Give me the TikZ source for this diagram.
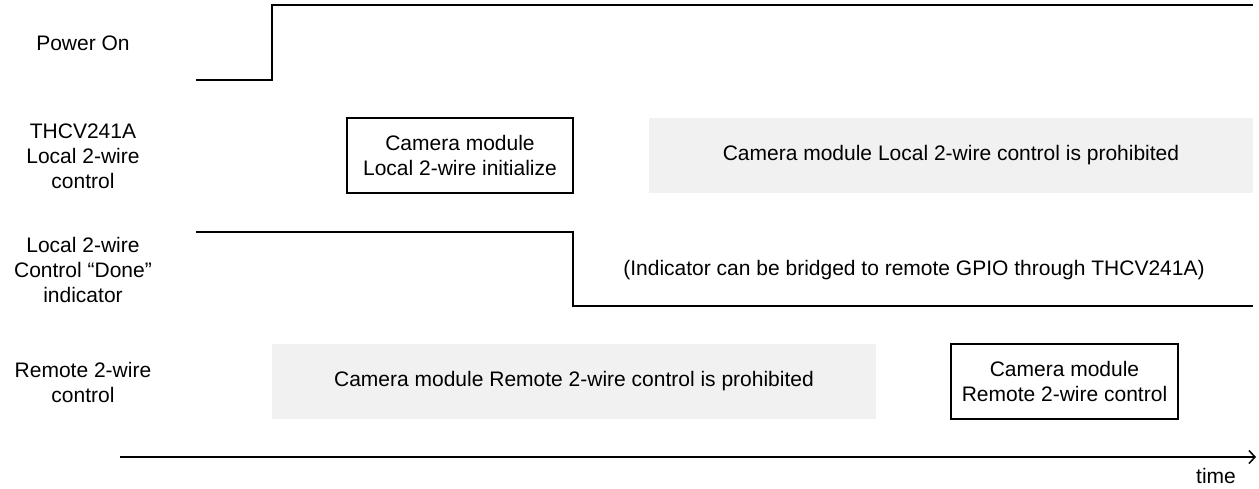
\documentclass[tikz,border=0pt]{standalone}
\usepackage{fontspec}
\setmainfont{Liberation Sans}
\usetikzlibrary{arrows.meta}
\definecolor{bggray}{RGB}{241,241,241}
\begin{document}
\begin{tikzpicture}[x=1pt,y=-1pt,
  font=\fontsize{21}{25}\selectfont,
  sig/.style={line width=2pt, line join=miter},
  lbl/.style={align=center, inner sep=0pt},
  whitebox/.style={draw, line width=2pt, align=center, inner sep=0pt, minimum height=75pt},
  graybox/.style={fill=bggray, align=center, inner sep=0pt, minimum height=75pt}]
\useasboundingbox (0,0) rectangle (1259,488);

% row labels
\node[lbl] (lpower) at (83,43) {Power On};
\node[lbl] (lthcv) at (83,156) {THCV241A\\Local 2-wire\\control};
\node[lbl] (ldone) at (83,270) {Local 2-wire\\Control “Done”\\indicator};
\node[lbl] (lremote) at (83,382) {Remote 2-wire\\control};

% power on waveform
\coordinate (p0) at (196,80);
\coordinate (p1) at (272,80);
\coordinate (p2) at (272,5);
\coordinate (p3) at (1253,5);
\draw[sig] (p0) -- (p1) -- (p2) -- (p3);

% local 2-wire control row
\node[whitebox, minimum width=226pt] (init) at (460,155.5) {Camera module\\Local 2-wire initialize};
\node[graybox, minimum width=604pt] (lprohib) at (951,155.5) {Camera module Local 2-wire control is prohibited};

% done indicator waveform
\coordinate (d0) at (196,232);
\coordinate (d1) at (573,232);
\coordinate (d2) at (573,306);
\coordinate (d3) at (1253,306);
\draw[sig] (d0) -- (d1) -- (d2) -- (d3);
\node[lbl] (note) at (914,270) {(Indicator can be bridged to remote GPIO through THCV241A)};

% remote row
\node[graybox, minimum width=604pt] (rprohib) at (574,381.5) {Camera module Remote 2-wire control is prohibited};
\node[whitebox, minimum width=227pt] (rctrl) at (1064.5,381.5) {Camera module\\Remote 2-wire control};

% time axis
\coordinate (t0) at (120,457);
\coordinate (t1) at (1256,457);
\draw[line width=2pt, -{Straight Barb[length=6pt,width=13pt,line width=1.5pt]}] (t0) -- (t1);
\node[lbl] (time) at (1216,476) {time};
\end{tikzpicture}
\end{document}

- - -

* Work instructions: Using the material above, set down every line exactly, but skip the pictures.

* Exercise response:
Give me the TikZ source for this diagram.
\documentclass[tikz,border=0pt]{standalone}
\usepackage{fontspec}
\setmainfont{Liberation Sans}
\usetikzlibrary{arrows.meta}
\definecolor{bggray}{RGB}{241,241,241}
\begin{document}
\begin{tikzpicture}[x=1pt,y=-1pt,
  font=\fontsize{21}{25}\selectfont,
  sig/.style={line width=2pt, line join=miter},
  lbl/.style={align=center, inner sep=0pt},
  whitebox/.style={draw, line width=2pt, align=center, inner sep=0pt, minimum height=75pt},
  graybox/.style={fill=bggray, align=center, inner sep=0pt, minimum height=75pt}]
\useasboundingbox (0,0) rectangle (1259,488);

% row labels
\node[lbl] (lpower) at (83,43) {Power On};
\node[lbl] (lthcv) at (83,156) {THCV241A\\Local 2-wire\\control};
\node[lbl] (ldone) at (83,270) {Local 2-wire\\Control “Done”\\indicator};
\node[lbl] (lremote) at (83,382) {Remote 2-wire\\control};

% power on waveform
\coordinate (p0) at (196,80);
\coordinate (p1) at (272,80);
\coordinate (p2) at (272,5);
\coordinate (p3) at (1253,5);
\draw[sig] (p0) -- (p1) -- (p2) -- (p3);

% local 2-wire control row
\node[whitebox, minimum width=226pt] (init) at (460,155.5) {Camera module\\Local 2-wire initialize};
\node[graybox, minimum width=604pt] (lprohib) at (951,155.5) {Camera module Local 2-wire control is prohibited};

% done indicator waveform
\coordinate (d0) at (196,232);
\coordinate (d1) at (573,232);
\coordinate (d2) at (573,306);
\coordinate (d3) at (1253,306);
\draw[sig] (d0) -- (d1) -- (d2) -- (d3);
\node[lbl] (note) at (914,270) {(Indicator can be bridged to remote GPIO through THCV241A)};

% remote row
\node[graybox, minimum width=604pt] (rprohib) at (574,381.5) {Camera module Remote 2-wire control is prohibited};
\node[whitebox, minimum width=227pt] (rctrl) at (1064.5,381.5) {Camera module\\Remote 2-wire control};

% time axis
\coordinate (t0) at (120,457);
\coordinate (t1) at (1256,457);
\draw[line width=2pt, -{Straight Barb[length=6pt,width=13pt,line width=1.5pt]}] (t0) -- (t1);
\node[lbl] (time) at (1216,476) {time};
\end{tikzpicture}
\end{document}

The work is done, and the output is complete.